··· Data segment

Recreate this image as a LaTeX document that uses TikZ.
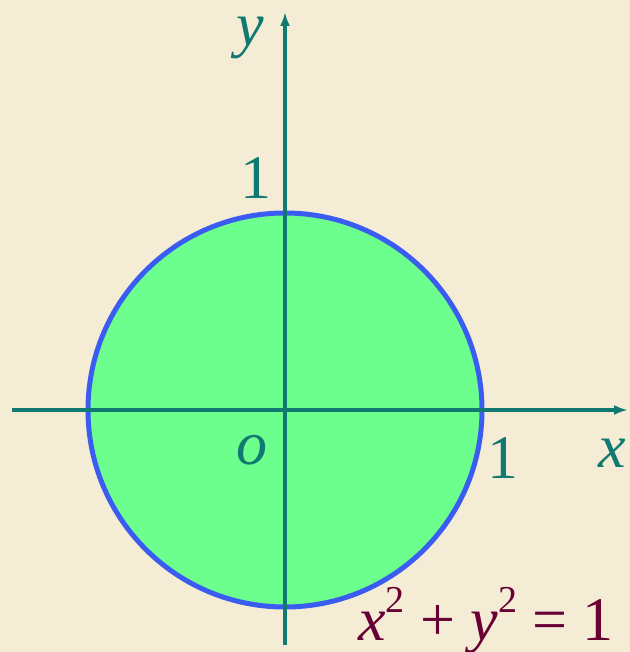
\documentclass[tikz,border=0pt]{standalone}
\usepackage{fontspec}
\setmainfont{Liberation Serif}
\usetikzlibrary{arrows.meta,positioning}
\definecolor{paper}{RGB}{245,236,214}
\definecolor{axisteal}{RGB}{16,122,114}
\definecolor{rimblue}{RGB}{58,92,240}
\definecolor{diskgreen}{RGB}{108,255,142}
\definecolor{eqplum}{RGB}{105,0,52}
\newcommand{\sqr}{\raisebox{0.45em}{\fontsize{19}{19}\selectfont 2}}

\begin{document}
\begin{tikzpicture}[
  x=0.5pt, y=-0.5pt,
  axisline/.style={
    draw=axisteal,
    line width=1.6pt,
    -{Latex[length=7pt,width=5pt]}
  },
  axislabel/.style={
    text=axisteal,
    font=\fontsize{31}{31}\selectfont,
    inner sep=0pt
  }
]
\fill[paper] (0,0) rectangle (630,652);
\useasboundingbox (0,0) rectangle (630,652);
% unit disk
\coordinate (o) at (285,410);
\filldraw[fill=diskgreen,draw=rimblue,line width=2.5pt] (o) circle[radius=197];
% axes
\coordinate (xs) at (12,410);
\coordinate (xe) at (628,410);
\coordinate (ys) at (285,645);
\coordinate (ye) at (285,12);
\draw[axisline] (xs) -- (xe);
\draw[axisline] (ys) -- (ye);
% labels
\node[axislabel] (ylab) at (250,38) {\textit{y}};
\node[axislabel] (xlab) at (612,453) {\textit{x}};
\node[axislabel] (olab) at (252,450) {\textit{o}};
\node[axislabel] (yone) at (256,178) {1};
\node[axislabel] (xone) at (503,458) {1};
\node[text=eqplum,font=\fontsize{31}{31}\selectfont,inner sep=0pt,anchor=base]
  (eq) at (486,640) {\textit{x}\sqr\ + \textit{y}\sqr\ = 1};
\end{tikzpicture}
\end{document}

······

→ **What the exercise asks**
Are you able to set down all the lines above exactly, without any pictures?

→ **The response**
Recreate this image as a LaTeX document that uses TikZ.
\documentclass[tikz,border=0pt]{standalone}
\usepackage{fontspec}
\setmainfont{Liberation Serif}
\usetikzlibrary{arrows.meta,positioning}
\definecolor{paper}{RGB}{245,236,214}
\definecolor{axisteal}{RGB}{16,122,114}
\definecolor{rimblue}{RGB}{58,92,240}
\definecolor{diskgreen}{RGB}{108,255,142}
\definecolor{eqplum}{RGB}{105,0,52}
\newcommand{\sqr}{\raisebox{0.45em}{\fontsize{19}{19}\selectfont 2}}

\begin{document}
\begin{tikzpicture}[
  x=0.5pt, y=-0.5pt,
  axisline/.style={
    draw=axisteal,
    line width=1.6pt,
    -{Latex[length=7pt,width=5pt]}
  },
  axislabel/.style={
    text=axisteal,
    font=\fontsize{31}{31}\selectfont,
    inner sep=0pt
  }
]
\fill[paper] (0,0) rectangle (630,652);
\useasboundingbox (0,0) rectangle (630,652);
% unit disk
\coordinate (o) at (285,410);
\filldraw[fill=diskgreen,draw=rimblue,line width=2.5pt] (o) circle[radius=197];
% axes
\coordinate (xs) at (12,410);
\coordinate (xe) at (628,410);
\coordinate (ys) at (285,645);
\coordinate (ye) at (285,12);
\draw[axisline] (xs) -- (xe);
\draw[axisline] (ys) -- (ye);
% labels
\node[axislabel] (ylab) at (250,38) {\textit{y}};
\node[axislabel] (xlab) at (612,453) {\textit{x}};
\node[axislabel] (olab) at (252,450) {\textit{o}};
\node[axislabel] (yone) at (256,178) {1};
\node[axislabel] (xone) at (503,458) {1};
\node[text=eqplum,font=\fontsize{31}{31}\selectfont,inner sep=0pt,anchor=base]
  (eq) at (486,640) {\textit{x}\sqr\ + \textit{y}\sqr\ = 1};
\end{tikzpicture}
\end{document}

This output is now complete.